▶ **Exercise details**
Write out the listing below without alteration, omitting its pictures.

▶ **Information provided**
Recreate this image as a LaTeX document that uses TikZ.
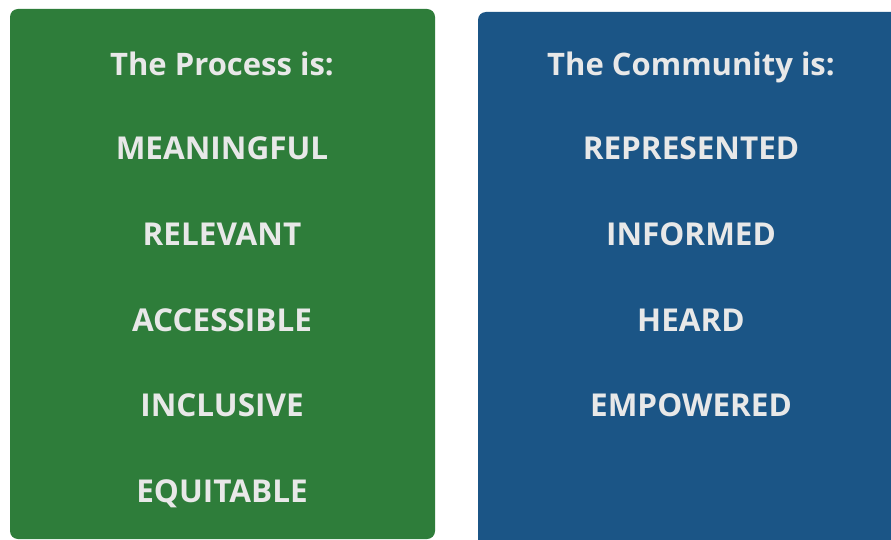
\documentclass[tikz,border=0pt]{standalone}
\usepackage{fontspec}
\setmainfont{Open Sans}
\definecolor{procgreen}{HTML}{2E7D3A}
\definecolor{commblue}{HTML}{1B5586}
\definecolor{lighttext}{HTML}{E8E8E8}
\tikzset{
    panel/.style = {rounded corners = 8pt},
    heading/.style = {text = lighttext, anchor = base, font = \fontsize{31}{31}\selectfont\bfseries},
    item/.style = {text = lighttext, anchor = base, font = \fontsize{31.5}{31.5}\selectfont\bfseries}
}
\begin{document}
\begin{tikzpicture}[x = 1pt, y = -1pt]
    \useasboundingbox (0, 0) rectangle (891, 540);
    \clip (0, 0) rectangle (891, 540);
    \fill[white] (0, 0) rectangle (891, 540);
    \fill[procgreen, panel] (10, 9) rectangle (435, 539);
    \fill[commblue, panel] (478, 12) rectangle (910, 560);
    \node[heading] (proc) at (222, 76) {The Process is:};
    \node[heading] (comm) at (691, 76) {The Community is:};
    \foreach \word [count = \i] in {MEANINGFUL, RELEVANT, ACCESSIBLE, INCLUSIVE, EQUITABLE}
    \node[item] (proc\i) at (222, 74.5 + 85.5*\i) {\word};
    \foreach \word [count = \i] in {REPRESENTED, INFORMED, HEARD, EMPOWERED}
    \node[item] (comm\i) at (691, 74.5 + 85.5*\i) {\word};
\end{tikzpicture}
\end{document}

▶ **Final result**
Recreate this image as a LaTeX document that uses TikZ.
\documentclass[tikz,border=0pt]{standalone}
\usepackage{fontspec}
\setmainfont{Open Sans}
\definecolor{procgreen}{HTML}{2E7D3A}
\definecolor{commblue}{HTML}{1B5586}
\definecolor{lighttext}{HTML}{E8E8E8}
\tikzset{
    panel/.style = {rounded corners = 8pt},
    heading/.style = {text = lighttext, anchor = base, font = \fontsize{31}{31}\selectfont\bfseries},
    item/.style = {text = lighttext, anchor = base, font = \fontsize{31.5}{31.5}\selectfont\bfseries}
}
\begin{document}
\begin{tikzpicture}[x = 1pt, y = -1pt]
    \useasboundingbox (0, 0) rectangle (891, 540);
    \clip (0, 0) rectangle (891, 540);
    \fill[white] (0, 0) rectangle (891, 540);
    \fill[procgreen, panel] (10, 9) rectangle (435, 539);
    \fill[commblue, panel] (478, 12) rectangle (910, 560);
    \node[heading] (proc) at (222, 76) {The Process is:};
    \node[heading] (comm) at (691, 76) {The Community is:};
    \foreach \word [count = \i] in {MEANINGFUL, RELEVANT, ACCESSIBLE, INCLUSIVE, EQUITABLE}
    \node[item] (proc\i) at (222, 74.5 + 85.5*\i) {\word};
    \foreach \word [count = \i] in {REPRESENTED, INFORMED, HEARD, EMPOWERED}
    \node[item] (comm\i) at (691, 74.5 + 85.5*\i) {\word};
\end{tikzpicture}
\end{document}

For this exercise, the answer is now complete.